Begin Input material

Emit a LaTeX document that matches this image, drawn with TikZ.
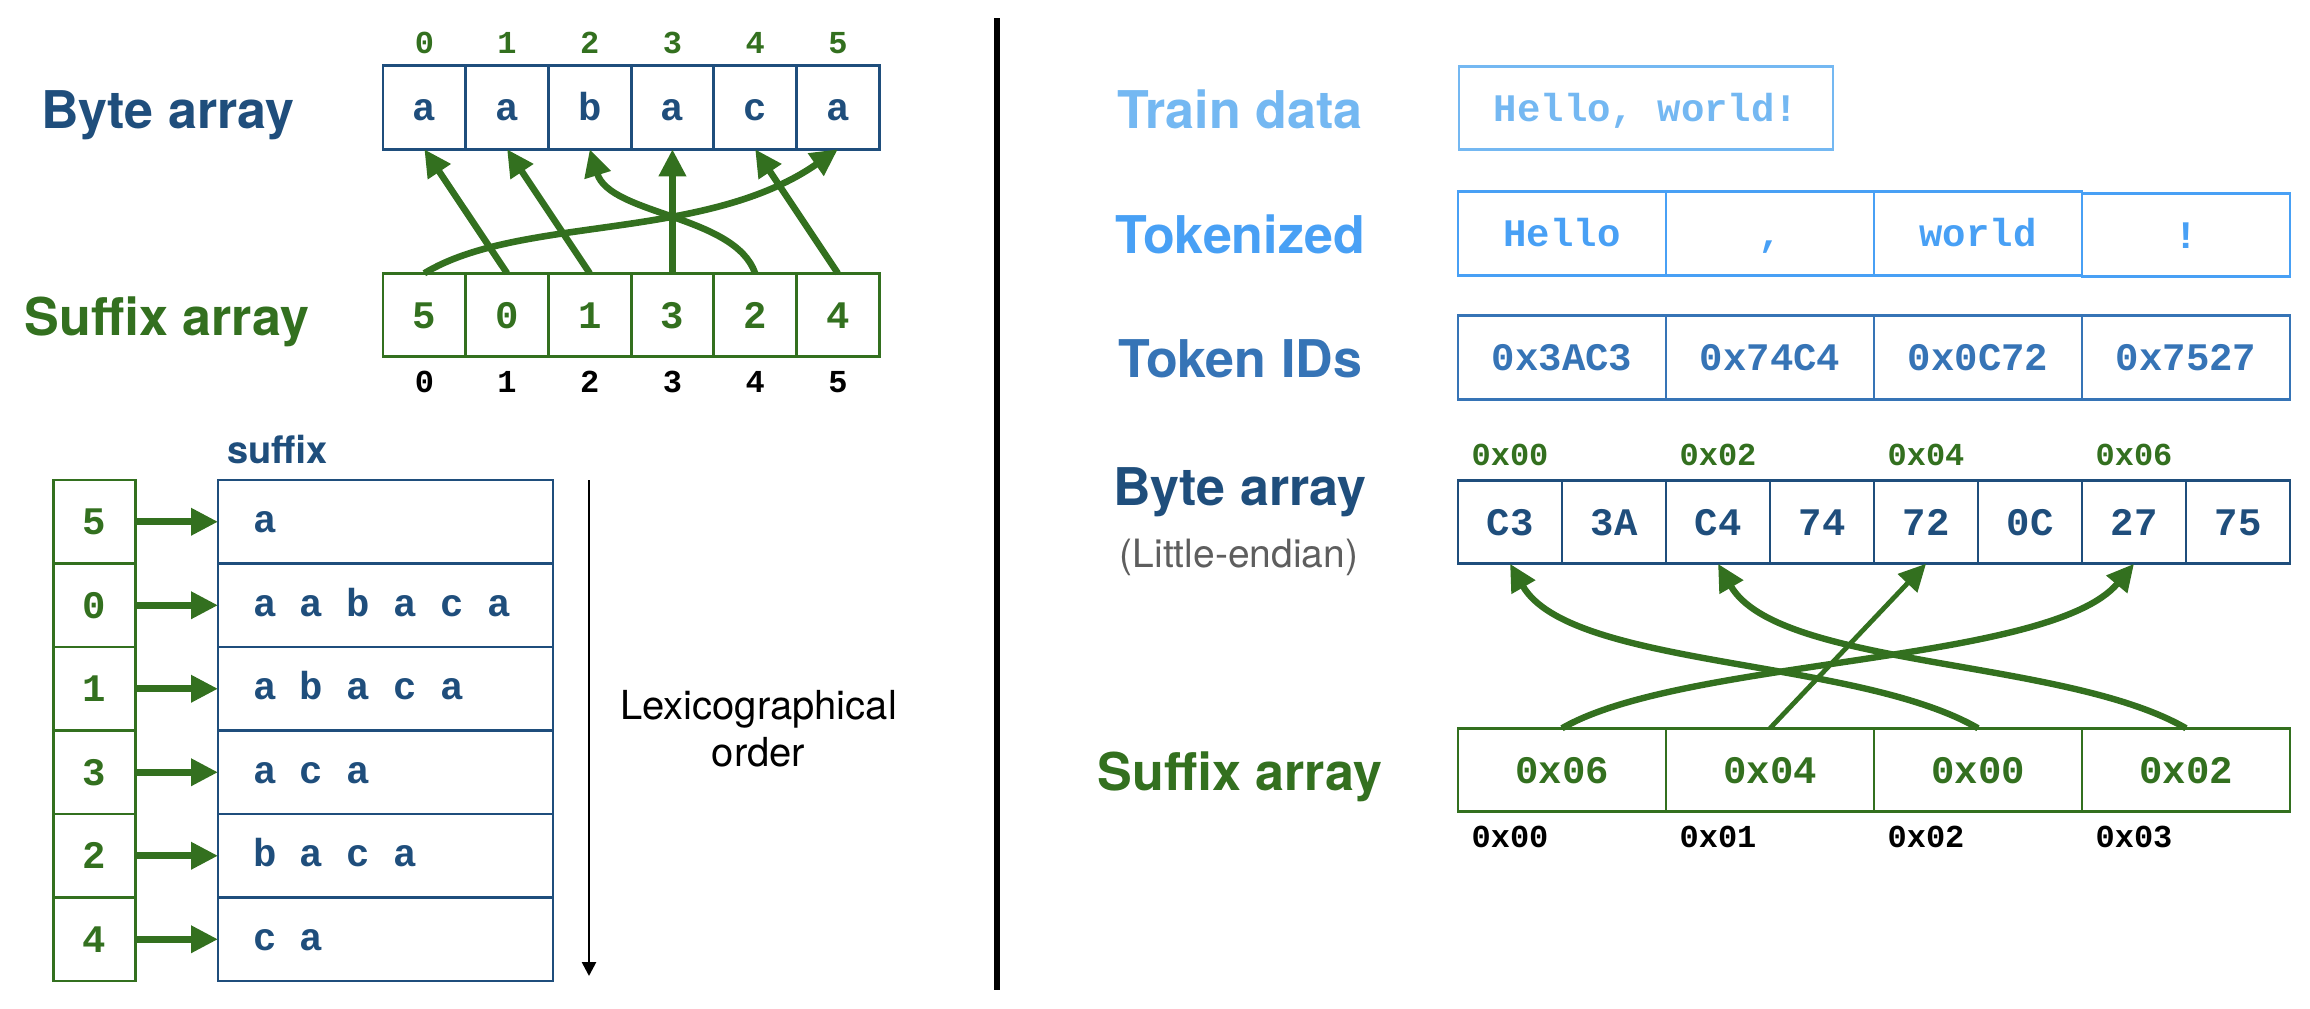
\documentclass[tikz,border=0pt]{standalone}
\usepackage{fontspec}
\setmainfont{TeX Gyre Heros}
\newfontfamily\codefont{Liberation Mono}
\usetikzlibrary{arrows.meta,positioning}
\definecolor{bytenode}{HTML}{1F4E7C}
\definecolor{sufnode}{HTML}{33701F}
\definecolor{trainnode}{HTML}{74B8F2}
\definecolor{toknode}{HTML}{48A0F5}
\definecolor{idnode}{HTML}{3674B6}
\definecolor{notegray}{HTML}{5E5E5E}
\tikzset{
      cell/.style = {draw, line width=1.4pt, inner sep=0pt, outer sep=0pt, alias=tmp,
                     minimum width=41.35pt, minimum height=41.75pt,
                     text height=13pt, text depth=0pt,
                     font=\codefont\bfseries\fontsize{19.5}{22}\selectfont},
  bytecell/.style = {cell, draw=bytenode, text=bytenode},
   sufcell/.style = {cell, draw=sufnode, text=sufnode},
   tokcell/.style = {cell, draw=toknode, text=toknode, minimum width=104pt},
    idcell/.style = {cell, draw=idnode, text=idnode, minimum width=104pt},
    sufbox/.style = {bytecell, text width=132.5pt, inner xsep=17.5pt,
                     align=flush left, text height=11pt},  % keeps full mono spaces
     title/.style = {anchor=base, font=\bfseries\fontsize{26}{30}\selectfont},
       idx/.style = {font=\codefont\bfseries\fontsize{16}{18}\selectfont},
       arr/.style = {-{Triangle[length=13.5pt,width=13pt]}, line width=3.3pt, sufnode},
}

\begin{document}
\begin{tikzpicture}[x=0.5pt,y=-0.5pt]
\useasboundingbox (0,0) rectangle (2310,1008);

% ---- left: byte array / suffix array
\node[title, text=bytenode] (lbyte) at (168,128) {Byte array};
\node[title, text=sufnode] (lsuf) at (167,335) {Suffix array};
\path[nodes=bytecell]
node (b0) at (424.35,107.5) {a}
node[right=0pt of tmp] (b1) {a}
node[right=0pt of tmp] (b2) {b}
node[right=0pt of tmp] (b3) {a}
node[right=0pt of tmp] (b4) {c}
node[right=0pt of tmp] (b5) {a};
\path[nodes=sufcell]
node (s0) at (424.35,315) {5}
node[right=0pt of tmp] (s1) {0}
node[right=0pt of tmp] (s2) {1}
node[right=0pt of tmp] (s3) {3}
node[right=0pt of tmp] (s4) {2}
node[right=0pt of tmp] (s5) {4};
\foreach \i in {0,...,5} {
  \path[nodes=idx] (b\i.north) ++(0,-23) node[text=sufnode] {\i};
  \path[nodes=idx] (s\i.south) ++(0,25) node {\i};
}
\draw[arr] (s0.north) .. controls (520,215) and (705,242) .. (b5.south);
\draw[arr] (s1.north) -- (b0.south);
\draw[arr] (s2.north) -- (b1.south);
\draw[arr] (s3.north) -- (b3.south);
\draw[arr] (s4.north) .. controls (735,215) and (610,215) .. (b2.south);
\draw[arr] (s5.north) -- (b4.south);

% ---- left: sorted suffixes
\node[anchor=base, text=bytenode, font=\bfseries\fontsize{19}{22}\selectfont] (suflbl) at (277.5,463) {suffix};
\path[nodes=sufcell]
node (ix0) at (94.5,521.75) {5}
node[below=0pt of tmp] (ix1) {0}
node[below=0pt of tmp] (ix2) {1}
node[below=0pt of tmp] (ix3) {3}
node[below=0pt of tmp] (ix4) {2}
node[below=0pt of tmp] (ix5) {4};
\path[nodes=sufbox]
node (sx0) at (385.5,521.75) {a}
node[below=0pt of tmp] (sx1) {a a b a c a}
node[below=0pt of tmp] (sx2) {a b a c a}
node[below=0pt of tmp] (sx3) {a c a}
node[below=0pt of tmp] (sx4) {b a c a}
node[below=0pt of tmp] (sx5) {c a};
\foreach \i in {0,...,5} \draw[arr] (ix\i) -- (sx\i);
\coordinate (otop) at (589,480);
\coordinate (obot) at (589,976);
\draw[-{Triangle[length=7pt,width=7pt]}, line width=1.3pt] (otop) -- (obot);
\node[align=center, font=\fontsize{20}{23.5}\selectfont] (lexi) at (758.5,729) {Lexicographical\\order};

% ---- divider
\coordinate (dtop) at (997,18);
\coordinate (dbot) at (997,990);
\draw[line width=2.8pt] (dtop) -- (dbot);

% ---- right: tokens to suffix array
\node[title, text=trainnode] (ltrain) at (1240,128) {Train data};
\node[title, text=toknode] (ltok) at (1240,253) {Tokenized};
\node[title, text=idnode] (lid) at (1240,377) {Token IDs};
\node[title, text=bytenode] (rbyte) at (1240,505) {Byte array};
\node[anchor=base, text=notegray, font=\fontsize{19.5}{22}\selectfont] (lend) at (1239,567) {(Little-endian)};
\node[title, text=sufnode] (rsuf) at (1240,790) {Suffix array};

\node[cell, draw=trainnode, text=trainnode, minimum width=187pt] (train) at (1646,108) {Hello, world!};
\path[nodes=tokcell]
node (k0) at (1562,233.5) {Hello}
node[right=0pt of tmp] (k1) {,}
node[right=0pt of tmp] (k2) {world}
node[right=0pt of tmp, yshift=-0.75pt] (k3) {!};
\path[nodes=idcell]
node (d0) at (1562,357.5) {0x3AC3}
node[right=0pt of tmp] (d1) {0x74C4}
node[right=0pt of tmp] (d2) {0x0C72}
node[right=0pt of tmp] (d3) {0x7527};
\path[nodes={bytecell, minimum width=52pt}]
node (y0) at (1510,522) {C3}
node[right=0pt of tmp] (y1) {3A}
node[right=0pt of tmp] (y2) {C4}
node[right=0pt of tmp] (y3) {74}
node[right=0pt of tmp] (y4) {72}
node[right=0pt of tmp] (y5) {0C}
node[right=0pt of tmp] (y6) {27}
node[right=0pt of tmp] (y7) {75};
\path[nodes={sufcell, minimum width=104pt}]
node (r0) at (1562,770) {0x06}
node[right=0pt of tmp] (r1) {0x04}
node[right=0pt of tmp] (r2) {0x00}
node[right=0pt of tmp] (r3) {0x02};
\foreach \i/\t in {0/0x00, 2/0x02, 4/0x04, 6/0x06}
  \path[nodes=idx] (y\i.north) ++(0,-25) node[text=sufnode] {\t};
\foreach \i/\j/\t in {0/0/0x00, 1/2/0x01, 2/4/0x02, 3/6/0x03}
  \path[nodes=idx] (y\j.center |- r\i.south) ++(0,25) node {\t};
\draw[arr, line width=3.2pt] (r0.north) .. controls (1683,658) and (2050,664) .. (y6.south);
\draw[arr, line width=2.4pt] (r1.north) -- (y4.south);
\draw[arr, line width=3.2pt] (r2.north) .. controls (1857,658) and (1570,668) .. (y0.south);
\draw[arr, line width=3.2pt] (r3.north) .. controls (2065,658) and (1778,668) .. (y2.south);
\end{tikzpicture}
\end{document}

End Input material
Begin Input material

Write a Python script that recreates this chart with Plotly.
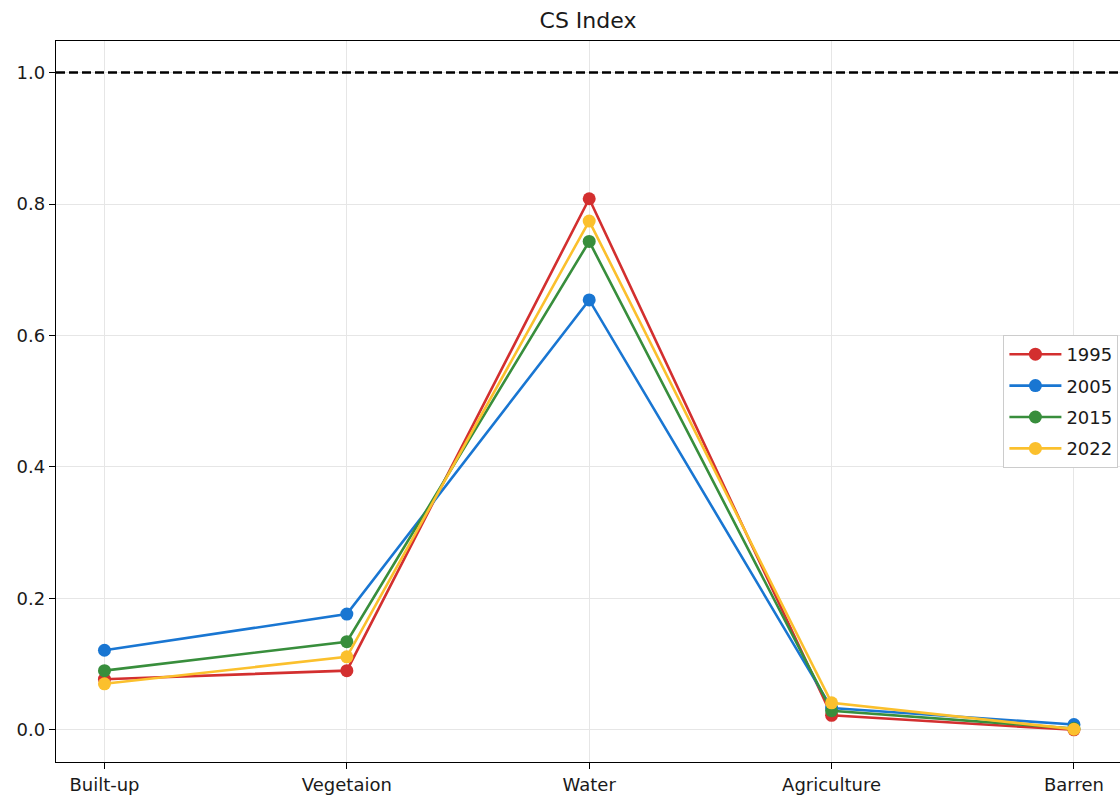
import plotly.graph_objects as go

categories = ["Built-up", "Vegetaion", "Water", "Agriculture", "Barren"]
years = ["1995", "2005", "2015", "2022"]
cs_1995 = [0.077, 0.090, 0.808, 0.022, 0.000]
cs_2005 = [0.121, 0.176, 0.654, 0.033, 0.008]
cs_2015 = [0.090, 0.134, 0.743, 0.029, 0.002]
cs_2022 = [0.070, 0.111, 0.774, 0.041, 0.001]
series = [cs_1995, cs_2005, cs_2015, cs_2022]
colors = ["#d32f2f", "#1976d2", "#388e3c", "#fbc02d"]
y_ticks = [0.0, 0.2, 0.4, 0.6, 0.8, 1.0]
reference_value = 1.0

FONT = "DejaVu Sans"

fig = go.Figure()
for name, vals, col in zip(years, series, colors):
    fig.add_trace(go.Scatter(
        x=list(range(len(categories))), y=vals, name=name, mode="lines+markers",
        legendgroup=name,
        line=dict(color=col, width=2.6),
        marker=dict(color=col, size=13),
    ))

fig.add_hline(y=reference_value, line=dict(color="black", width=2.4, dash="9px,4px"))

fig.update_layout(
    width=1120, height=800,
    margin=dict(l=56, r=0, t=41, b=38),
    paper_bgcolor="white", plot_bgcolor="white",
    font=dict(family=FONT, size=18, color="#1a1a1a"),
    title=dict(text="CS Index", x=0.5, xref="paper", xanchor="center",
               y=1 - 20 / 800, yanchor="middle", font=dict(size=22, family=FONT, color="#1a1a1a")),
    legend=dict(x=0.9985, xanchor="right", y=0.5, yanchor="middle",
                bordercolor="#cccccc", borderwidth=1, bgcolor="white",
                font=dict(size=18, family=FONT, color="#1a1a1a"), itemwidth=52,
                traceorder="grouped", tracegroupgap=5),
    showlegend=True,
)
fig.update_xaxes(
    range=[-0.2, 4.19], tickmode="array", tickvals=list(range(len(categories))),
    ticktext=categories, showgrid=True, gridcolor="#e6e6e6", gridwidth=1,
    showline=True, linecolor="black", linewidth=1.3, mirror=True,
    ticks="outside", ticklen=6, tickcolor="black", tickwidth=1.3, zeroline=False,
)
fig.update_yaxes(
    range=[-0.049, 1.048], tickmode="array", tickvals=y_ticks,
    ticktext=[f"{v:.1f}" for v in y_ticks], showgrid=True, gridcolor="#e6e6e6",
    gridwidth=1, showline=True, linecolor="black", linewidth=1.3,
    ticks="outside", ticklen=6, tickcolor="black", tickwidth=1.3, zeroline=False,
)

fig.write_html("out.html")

End Input material

* Set problem *
Up in the listing, locate the line with "Write a Python"; print it and every line after it down to the line with "import plotly.graph_objects as go", which is included too. Skip the pictures.

* Answer to this problem *
Write a Python script that recreates this chart with Plotly.
import plotly.graph_objects as go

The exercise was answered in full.